Le reazioni di fissione sono molto pericolose perché, se fuori controllo, possono emettere enormi quantità di energia. Per questo motivo, ogni elemento di una centrale nucleare deve essere costantemente sottoposto a manutenzione e test di sicurezza. E’ proprio durante un controllo fatto per analizzare il comportamento delle turbine in caso di black-out, che si verificò il disastro nucleare di Chernobyl. Secondo le fonti ufficiali, la tragedia è stata causata da una sfortunata serie di condizioni avverse:
- Per effettuare il test, è stato disattivato manualmente il dispositivo di raffreddamento d’emergenza. Ciò ha comportato l’impossibilità di abbassare la temperatura del nocciolo (ossia la parte del reattore in cui avviene la reazione) , nel momento in cui la fissione è diventata incontrollabile. Il raggiungimento di temperature estreme ha provocato la rottura dei contenitori di uranio all’interno del reattore. Il contatto tra l’uranio, l’acqua bollente e l’aria ha provocato un’improvvisa generazione di vapore con aumento di pressione e conseguente esplosione.
- Il test è stato realizzato da personale incompetente.
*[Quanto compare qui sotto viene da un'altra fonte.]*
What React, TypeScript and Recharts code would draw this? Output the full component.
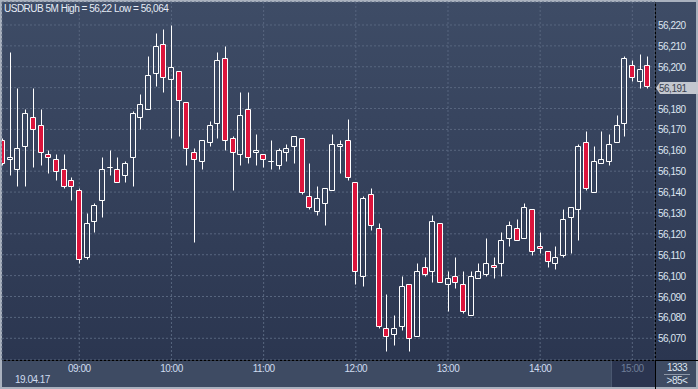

Il quadro, già critico, è stato ulteriormente aggravato da manovre sbagliate.
- I reattori presentavano difetti strutturali, come la copertura in ferro piuttosto che in cemento armato.
Il disastro nucleare di Chernobyl ha liberato prevalentemente vapori di Iodio e di Cesio, i quali hanno danneggiato sia gli esseri umani che le coltivazioni prossime all’impianto, indebolendo irrimediabilmente anche l’economia locale.
35 anni dopo il disastro di Chernobyl: il reattore si sta “svegliando”?
Il 10 maggio scorso Neil Hyatt, chimico dei materiali nucleari all’Università di Sheffield, ha rilasciato un’intervista alla rivista Science: il reattore 4 è di nuovo fisicamente attivo. Il fenomeno, secondo lo studioso, è paragonabile a ciò che accade a “dei tizzoni in un barbecue.”
A causa della costruzione di una copertura impermeabile sui resti del reattore esploso – risalente al 2016 – l’acqua piovana non è penetrata all’interno della struttura: tale ingresso, avrebbe abbassato la probabilità di nuove reazioni di fissione. A causa della disidratazione, nelle zone in cui sono presenti ancora piccole quantità di combustibile fuso, potrebbe essere aumentata l’attività. La presenza di questo fenomeno, tuttavia, non deve creare allarmismi: l’attività cresce molto lentamente ed il tempo per intervenire è ancora molto.
In conclusione, lo studioso sembra dunque scongiurare la possibilità di una nuova esplosione della portata del Disastro di Chernobyl: si può, quindi, tirare un sospiro di sollievo.